Burma

Shwe Mann Questions Legality of USDP Ousting

By Kyaw Phyo Tha 25 April 2016

RANGOON — Three days after he was sacked along with others from the Union Solidarity and Development Party (USDP), former chairman Shwe Mann has requested that party members review whether the dismissal was in accordance with the law.

He posted a statement on his Facebook page on Monday confirming that he had received a letter outlining his official expulsion from the military-backed party on Friday. Shwe Mann also admitted that he had learned 16 other party members had reportedly met the same fate; many of those dismissed are serving on the Legal Affairs and Special Cases Assessment Commission, over which he presides.

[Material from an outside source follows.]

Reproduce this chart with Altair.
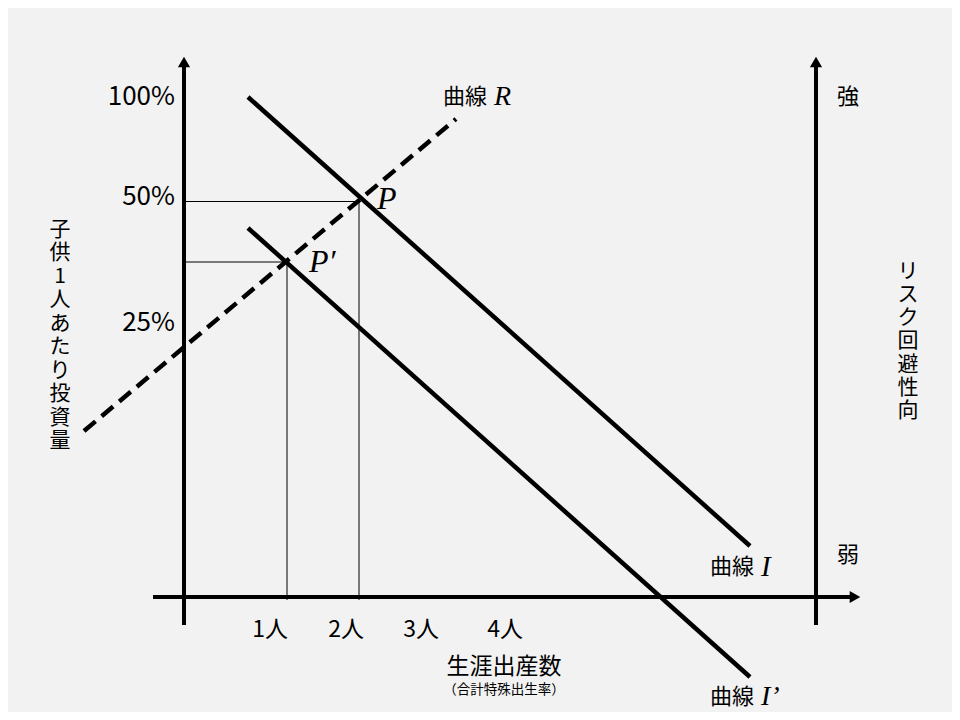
import altair as alt
import pandas as pd

# ---- diagram geometry (coordinates of the original figure's drawing space) ----
# axes (thick black)
axis_x1 = [184, 153, 816]
axis_y1 = [625, 597, 625]
axis_x2 = [184, 853, 816]
axis_y2 = [64, 597, 64]

# arrow heads
arrow_x = [184, 816, 855]
arrow_y = [62, 62, 597]
arrow_shape = ["triangle-up", "triangle-up", "triangle-right"]

# curves I and I' (solid, thick)
curve_names = ["曲線I", "曲線I'"]
curve_x1 = [248, 248]
curve_y1 = [97, 228]
curve_x2 = [750, 750]
curve_y2 = [546, 677]

# curve R (dashed)
r_x1, r_y1, r_x2, r_y2 = [84], [431], [456], [119]

# guide lines from P and P' (thin)
guide_x1 = [184, 359, 184, 287]
guide_y1 = [201.5, 201.5, 262, 262]
guide_x2 = [359, 359, 287, 287]
guide_y2 = [201.5, 600, 262, 600]

# y tick labels
ytick_labels = ["100%", "50%", "25%"]
ytick_y = [97, 197, 323]
ytick_x = [175, 175, 175]

# x tick labels
xtick_labels = ["1人", "2人", "3人", "4人"]
xtick_x = [270, 346, 421, 505]
xtick_y = [630, 630, 630, 630]

# curve name labels (Japanese part)
cname_text = ["曲線", "曲線", "曲線"]
cname_x = [443, 710, 710]
cname_y = [97, 567, 697]

# italic serif symbols
sym_text = ["R", "I", "I\u2019", "P", "P\u2032"]
sym_x = [494, 761, 761, 377, 309]
sym_y = [97, 567, 697, 199, 262]
sym_size = [28, 29, 28, 32, 32]

# right axis ends
strength_text = ["強", "弱"]
strength_x = [848, 848]
strength_y = [97, 555]

# vertical titles (one character per row)
left_chars = list("子供1人あたり投資量")
left_x = [60] * len(left_chars)
left_y = [229.5, 253, 276.5, 300, 323.5, 347, 370.5, 394, 417.5, 441]

right_chars = list("リスク回避性向")
right_x = [908] * len(right_chars)
right_y = [271.5, 294.8, 318.1, 341.4, 364.7, 388, 411.3]

# ---- build chart ----
xs = alt.Scale(domain=[8, 952], nice=False, zero=False)
ys = alt.Scale(domain=[8, 712], nice=False, zero=False, reverse=True)


def XY(xf="x", yf="y"):
    return dict(x=alt.X(f"{xf}:Q", scale=xs, axis=None),
                y=alt.Y(f"{yf}:Q", scale=ys, axis=None))


def seg_df(x1, y1, x2, y2):
    return pd.DataFrame({"x": x1, "y": y1, "x2": x2, "y2": y2})


def seg_layer(df, width, dash=None):
    kw = dict(color="black", strokeWidth=width, strokeCap="butt")
    if dash:
        kw["strokeDash"] = dash
    return alt.Chart(df).mark_rule(**kw).encode(
        **XY(), x2="x2:Q", y2="y2:Q")


axes = seg_layer(seg_df(axis_x1, axis_y1, axis_x2, axis_y2), 4)
curves = seg_layer(seg_df(curve_x1, curve_y1, curve_x2, curve_y2), 4.5)
rline = seg_layer(seg_df(r_x1, r_y1, r_x2, r_y2), 4.5, dash=[15, 8])
guides = seg_layer(seg_df(guide_x1, guide_y1, guide_x2, guide_y2), 1)

arrows = alt.Chart(pd.DataFrame({"x": arrow_x, "y": arrow_y, "s": arrow_shape})).mark_point(
    filled=True, color="black", opacity=1, size=150).encode(
    **XY(), shape=alt.Shape("s:N", scale=None, legend=None))

JP = "Noto Sans CJK JP"
SERIF = "Liberation Serif"


def text_layer(texts, xv, yv, size, align="center", font=JP, style="normal"):
    df = pd.DataFrame({"x": xv, "y": yv, "t": texts})
    return alt.Chart(df).mark_text(font=font, fontSize=size, align=align,
                                   baseline="middle", color="black",
                                   fontStyle=style).encode(**XY(), text="t:N")


yticks = text_layer(ytick_labels, ytick_x, ytick_y, 26, align="right")
xticks = text_layer(xtick_labels, xtick_x, xtick_y, 23)
xtitle = text_layer(["生涯出産数"], [504], [667], 23)
xsub = text_layer(["（合計特殊出生率）"], [504], [690], 13.5)
cnames = text_layer(cname_text, cname_x, cname_y, 22, align="left")
strength = text_layer(strength_text, strength_x, strength_y, 22)
ltitle = text_layer(left_chars, left_x, left_y, 21)
rtitle = text_layer(right_chars, right_x, right_y, 21)

sym_df = pd.DataFrame({"x": sym_x, "y": sym_y, "t": sym_text, "s": sym_size})
syms = alt.Chart(sym_df).mark_text(font=SERIF, fontStyle="italic", align="left",
                                   baseline="middle", color="black").encode(
    **XY(), text="t:N", size=alt.Size("s:Q", scale=None, legend=None))

chart = alt.layer(
    guides, axes, arrows, curves, rline,
    yticks, xticks, xtitle, xsub, cnames, syms, strength, ltitle, rtitle
).properties(
    width=944, height=704,
    autosize=alt.AutoSizeParams(type="none"),
    padding=0,
    background="#f2f2f2",
).configure_view(stroke=None)

chart.save("out.html", embed_options={"renderer": "svg", "actions": False})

Founded in early February after the Aung San Suu Kyi-led National League for Democracy (NLD) took up a majority seats in Parliament, the 23-member legislative oversight commission is tasked with supporting parliamentary committees as they amend existing laws and draft new bills.

In the statement, Shwe Mann said that regardless of his party membership, he would keep working for people’s security, prosperity and the country’s development.

“Though this is an intra-party issue, I assume it may somehow be concerned with the interests of the country and the citizens,” he said. “I think people, including USDP members and relevant authorities, need to look over whether the action by some USDP top members towards me and the commission members is in accordance with the existing laws and rules.”

At the time of reporting, it was not yet clear who in the commission had been sacked as the USDP had not released a statement on the issue.

Speaking to The Irrawaddy over the weekend, Tint Zaw, a USDP executive committee member said that in addition to Shwe Mann, the NLD government’s Religious Affairs Minister Aung Ko was among the 17 who were sacked.

“We have allowed those persons to resign from the party as they have violated the party’s charter. It was the decision of the central executive committee,” said Tint Zaw, before adding that since the dismissal concerned “internal affairs of the party,” they “wanted to handle it quietly.”

The ousting was carried out almost immediately after Burma’s ex-president Thein Sein resumed his duty as the chairman of the USDP, following a short stint within the Buddhist monkhood. He stepped down from the presidency on March 31.

Shwe Mann, Aung Ko and other senior USDP members were purged from the party leadership by Thein Sein last year during a midnight raid at the organization’s headquarters in Naypyidaw.

Since then, both Shwe Mann and Aung Ko had remained regular USDP members.

The Irrawaddy reporter Htet Naing Zaw contributed to this article from Naypyidaw.